Ich kenne zwar Petersburg gar nicht, aber so viel ich gehört 
habe, ist der Aufenthalt, wenigstens sonst, für Gelehrte nicht sehr 
angenehm gewesen. Dem Astronomen, der praktisch seine Wissenschaft 
mit Eifer treiben will, legt das Klima, die nächtliche Dämmerung u. s. w. 
ausserordentliche Schwierigkeiten in den Weg. Eine nicht sehr feste 
Gesundheit hat vielleicht in Petersburg, besonders bei praktischer 
Astronomie, viel zu befürchten. Hofratli Huth, der den Ruf nach 
Dorpat mit 1500 Rubel Besoldung ausgeschlagen hat, erzählte mir, 
diese 1500 Rubel Banco oder Papier betrugen kaum 750 wirkliche 
Silberrubel, und davon lasse sich in Russland nicht anständig leben. — 
Dies sind einige Schwierigkeiten gegen die Annahme. Vielleicht 
werden Sie aber die letztere durch annehmlichere Bedingungen heben 
können.
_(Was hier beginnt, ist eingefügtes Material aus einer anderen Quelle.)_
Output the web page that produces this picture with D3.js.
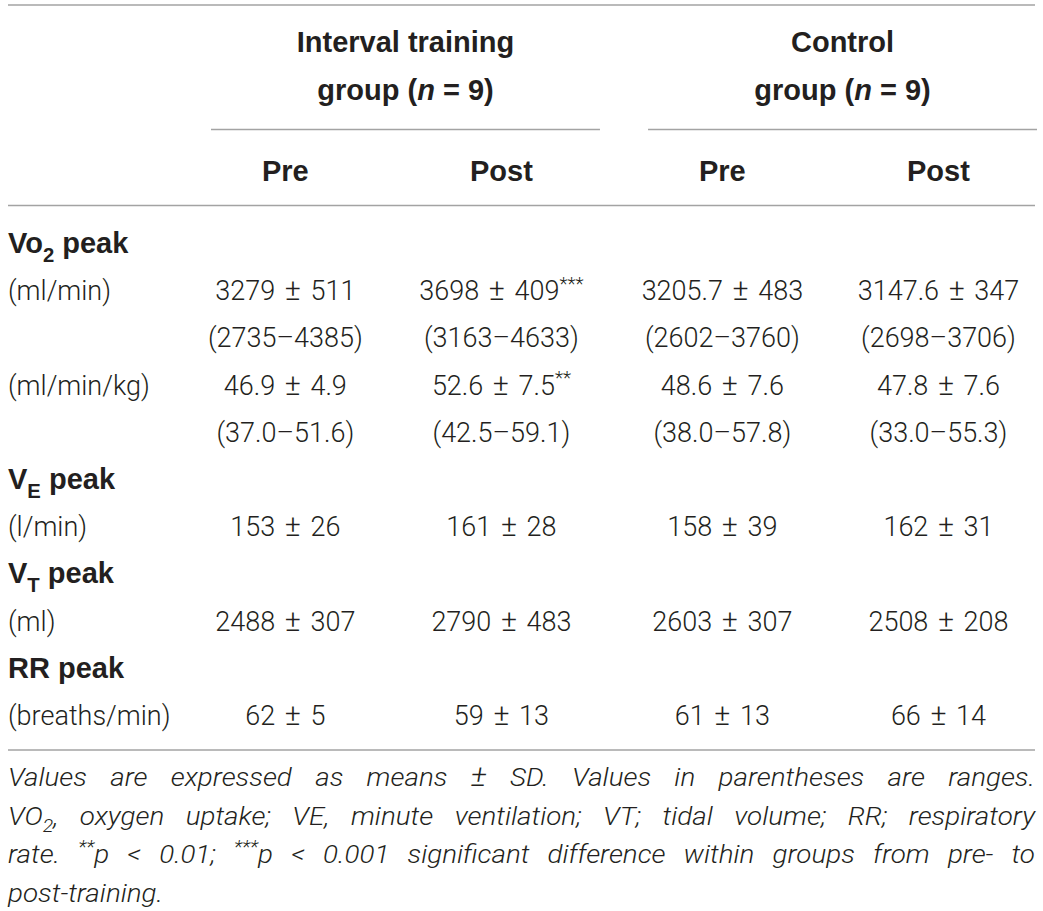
<!DOCTYPE html>
<html lang="en">
<head>
<meta charset="UTF-8">
<title>Peak cardiorespiratory values</title>
<style>
  body { margin: 0; background: #fff; }
  svg { display: block; }
</style>
</head>
<body>
<svg></svg>
<script src="https://d3js.org/d3.v7.min.js"></script>
<script>
// groups and columns
const groups = ["Interval training", "Control"];
const groupN = [9, 9];
const phases = ["Pre", "Post"];

// VO2 peak, absolute (ml/min)
const vo2AbsMean = [3279, 3698, 3205.7, 3147.6];
const vo2AbsSD = [511, 409, 483, 347];
const vo2AbsMin = [2735, 3163, 2602, 2698];
const vo2AbsMax = [4385, 4633, 3760, 3706];
const vo2AbsSig = ["", "***", "", ""];

// VO2 peak, relative (ml/min/kg)
const vo2RelMean = [46.9, 52.6, 48.6, 47.8];
const vo2RelSD = [4.9, 7.5, 7.6, 7.6];
const vo2RelMin = [37.0, 42.5, 38.0, 33.0];
const vo2RelMax = [51.6, 59.1, 57.8, 55.3];
const vo2RelSig = ["", "**", "", ""];

// VE peak (l/min)
const veMean = [153, 161, 158, 162];
const veSD = [26, 28, 39, 31];

// VT peak (ml)
const vtMean = [2488, 2790, 2603, 2508];
const vtSD = [307, 483, 307, 208];

// RR peak (breaths/min)
const rrMean = [62, 59, 61, 66];
const rrSD = [5, 13, 13, 14];

const noteLines = [
  "Values are expressed as means <big>±</big> SD. Values in parentheses are ranges.",
  "VO<sub>2</sub>, oxygen uptake; VE, minute ventilation; VT; tidal volume; RR; respiratory",
  "rate. <sup>**</sup>p < 0.01; <sup>***</sup>p < 0.001 significant difference within groups from pre- to",
  "post-training."
];

const W = 1043, H = 911;
const ink = "#231f20";
const ruleColor = "#a3a3a3";

const svg = d3.select("svg").attr("width", W).attr("height", H);
svg.append("rect").attr("width", W).attr("height", H).attr("fill", "#fff");

const fmt1 = d3.format(".1f");
const pm = (m, s, sig, f) => m.map((v, i) => f(v) + " <big>±</big> " + f(s[i]) + (sig && sig[i] ? "<sup>" + sig[i] + "</sup>" : ""));
const rng = (lo, hi, f) => lo.map((v, i) => "(" + f(v) + "–" + f(hi[i]) + ")");

const rows = [
  { key: "vo2", label: "Vo<sub>2</sub> peak", head: true },
  { key: "vo2abs", label: "(ml/min)", values: pm(vo2AbsMean, vo2AbsSD, vo2AbsSig, String) },
  { key: "vo2absR", label: "", values: rng(vo2AbsMin, vo2AbsMax, String) },
  { key: "vo2rel", label: "(ml/min/kg)", values: pm(vo2RelMean, vo2RelSD, vo2RelSig, fmt1) },
  { key: "vo2relR", label: "", values: rng(vo2RelMin, vo2RelMax, fmt1) },
  { key: "ve", label: "V<sub>E</sub> peak", head: true },
  { key: "veV", label: "(l/min)", values: pm(veMean, veSD, null, String) },
  { key: "vt", label: "V<sub>T</sub> peak", head: true },
  { key: "vtV", label: "(ml)", values: pm(vtMean, vtSD, null, String) },
  { key: "rr", label: "RR peak", head: true },
  { key: "rrV", label: "(breaths/min)", values: pm(rrMean, rrSD, null, String) }
];

// scales
const gx = d3.scaleBand().domain(groups).range([211, 1037]).paddingInner(0.11);
const px = d3.scalePoint().domain(phases).range([0, gx.bandwidth()]).padding(0.4).align(0.43);
const colX = (gi, pi) => gx(groups[gi]) + px(phases[pi]);
const y = d3.scalePoint().domain(rows.map(r => r.key)).range([243, 715]);

// rich text: <sub>, <sup>, <i>, <big>
function rich(t, str, fs) {
  const parts = str.split(/(<(?:sub|sup|i|big)>.*?<\/(?:sub|sup|i|big)>)/).filter(s => s.length);
  let shift = 0;
  parts.forEach(p => {
    const m = p.match(/^<(sub|sup|i|big)>(.*)<\/\1>$/);
    if (m && (m[1] === "sub" || m[1] === "sup")) {
      const d = m[1] === "sub" ? fs * 0.3 : -fs * 0.38;
      t.append("tspan").attr("dy", d - shift).attr("font-size", fs * 0.7).text(m[2]);
      shift = d;
    } else {
      const ts = t.append("tspan").attr("dy", -shift).text(m ? m[2] : p);
      if (m && m[1] === "i") ts.attr("font-style", "italic");
      if (m && m[1] === "big") ts.attr("font-size", fs * 1.12);
      shift = 0;
    }
  });
  return t;
}

const rule = (x1, x2, yy) => svg.append("line")
  .attr("x1", x1).attr("x2", x2).attr("y1", yy).attr("y2", yy)
  .attr("stroke", ruleColor).attr("stroke-width", 1.6);

// header
const bold = "'Liberation Sans', Arial, Helvetica, sans-serif";
const light = "Roboto, 'Liberation Sans', sans-serif";
const bfs = 29, dfs = 27;

rule(8, 1035, 5);
groups.forEach((g, gi) => {
  const cx = gx(g) + gx.bandwidth() / 2;
  svg.append("text").attr("x", cx).attr("y", 52).attr("text-anchor", "middle")
    .attr("font-family", bold).attr("font-weight", 700).attr("font-size", bfs).attr("fill", ink)
    .text(g);
  rich(svg.append("text").attr("x", cx).attr("y", 100).attr("text-anchor", "middle")
    .attr("font-family", bold).attr("font-weight", 700).attr("font-size", bfs).attr("fill", ink),
    "group (<i>n</i> = " + groupN[gi] + ")", bfs);
  rule(gx(g), gx(g) + gx.bandwidth(), 129.5);
  phases.forEach((p, pi) => {
    svg.append("text").attr("x", colX(gi, pi)).attr("y", 181).attr("text-anchor", "middle")
      .attr("font-family", bold).attr("font-weight", 700).attr("font-size", bfs).attr("fill", ink)
      .text(p);
  });
});
rule(8, 1035, 205.5);

// body
rows.forEach(r => {
  const yy = y(r.key) + 10;
  if (r.label) {
    rich(svg.append("text").attr("x", 8).attr("y", yy)
      .attr("font-family", r.head ? bold : light)
      .attr("font-weight", r.head ? 700 : 300)
      .attr("font-size", r.head ? bfs : dfs).attr("fill", ink), r.label, r.head ? bfs : dfs);
  }
  if (r.values) {
    r.values.forEach((v, i) => {
      rich(svg.append("text").attr("x", colX(Math.floor(i / 2), i % 2)).attr("y", yy)
        .attr("text-anchor", "middle").attr("font-family", light).attr("font-weight", 300)
        .attr("word-spacing", 3)
        .attr("font-size", dfs).attr("fill", ink), v, dfs);
    });
  }
});
rule(8, 1035, 750);

// footnote, justified
const noteY = d3.scalePoint().domain(d3.range(noteLines.length)).range([786, 902]);
const stretch = 1.07;
const nfs = 26;
const lineW = (1035 - 8) / stretch;
noteLines.forEach((line, li) => {
  const g = svg.append("g").attr("transform", `translate(8,${noteY(li)}) scale(${stretch},1)`);
  const words = line.split(" ");
  const nodes = words.map(w => rich(g.append("text")
    .attr("font-family", light).attr("font-weight", 300).attr("font-style", "italic")
    .attr("font-size", nfs).attr("fill", ink), w, nfs));
  const widths = nodes.map(n => n.node().getComputedTextLength());
  const last = li === noteLines.length - 1;
  const gap = last ? 7 : (lineW - d3.sum(widths)) / (words.length - 1);
  let x = 0;
  nodes.forEach((n, i) => { n.attr("x", x); x += widths[i] + gap; });
});
</script>
</body>
</html>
Die Vortheile, die mit der Annahme verbunden sein werden, 
haben Sie selbst aufgezählt. 
Nun von der anderen Seite kann Ihnen Deutschland freilich nur 
sehr wenige für Sie passende Stellen anbieten, da Sie durchaus keine 
Professur wünschen. — Der besoldeten eigentlichen Astronomen giebt 
es in Deutschland gar zu wenig. — Aber doch, liebster Freund, ehe 
Sie Ihren Entschluss wegen Petersburg fassen, die Beantwortung einer 
Frage und Bitte. Sie haben mir über Ihren Ruf nach Russland das 
strengste Stillschweigen aufgelegt, und natürlich werde ich dies nicht 
brechen. Aber können und wollen Sie mir nicht erlauben, dass ich 
für mich und gleichfalls im Vertrauen an Zach und an einen Freund 
in Göttingen meine Besorgniss, Sie aus Deutschland zu verlieren, eröffnen 
darf ? V enn dies auch weiter zu nichts führen sollte, wie man doch 
nicht wissen kann, so sehe ich doch gar keinen Nachtheil davon. Er- 
theilen Sie mir also womöglich diese Erlaubniss, und verlassen Sie sich 
auf den diskreten Gebrauch, den ich davon machen werde.